There are movements across several Southern states to remove Confederate monuments from their locations, none probably more ludicrous than the idea to remove the carvings of General “Stonewall” Jackson, Confederate president Jefferson Davis and Lee from a mountainside in Stone Mountain, GA. Add into the fray movements to rename schools, other buildings and even streets that have ties with a Confederate history and it does reach the point of going too far.

The Civil War was the darkest period in U. S. history and there are some pretty bleak things that have been done in the name of this country. While the Battle Flag might have been unfairly blemished since that time, its removal was appropriate considering what it inspired in the South Carolina massacre. Taking that tragedy and using it any further, however, is wrong because it is an attempt to whitewash the historical significance of an event.
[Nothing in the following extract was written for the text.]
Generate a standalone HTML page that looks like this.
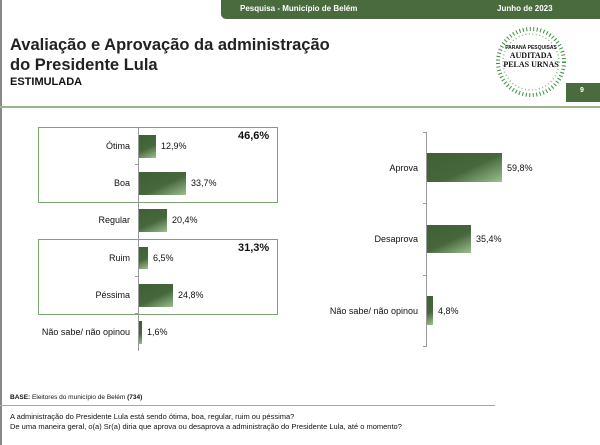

Rather than trying to act as if those four bleak years from 1861-1865 didn’t exist, why not demonstrate how far we as U. S. citizens have come? Even a school field trip from Robert E. Lee Middle School (literally tens across the U. S.) can learn about the man, the fact that he was a highly decorated graduate of West Point that battled for the Union in the Mexican-American War of 1846 and in Texas protecting U. S. citizens from Indian attacks in the early 1850s before defending his home of Virginia while seeing Confederate monuments and battlefields.

Just because one part of history has been tarnished is no reason to remove all of it from existence. It also isn’t a reason to remove it from entertainment or educational purposes. While the Confederate Battle Flag has reached the place it should have been many years ago – in a museum case – that’s not a reason to completely strip it from U. S. history.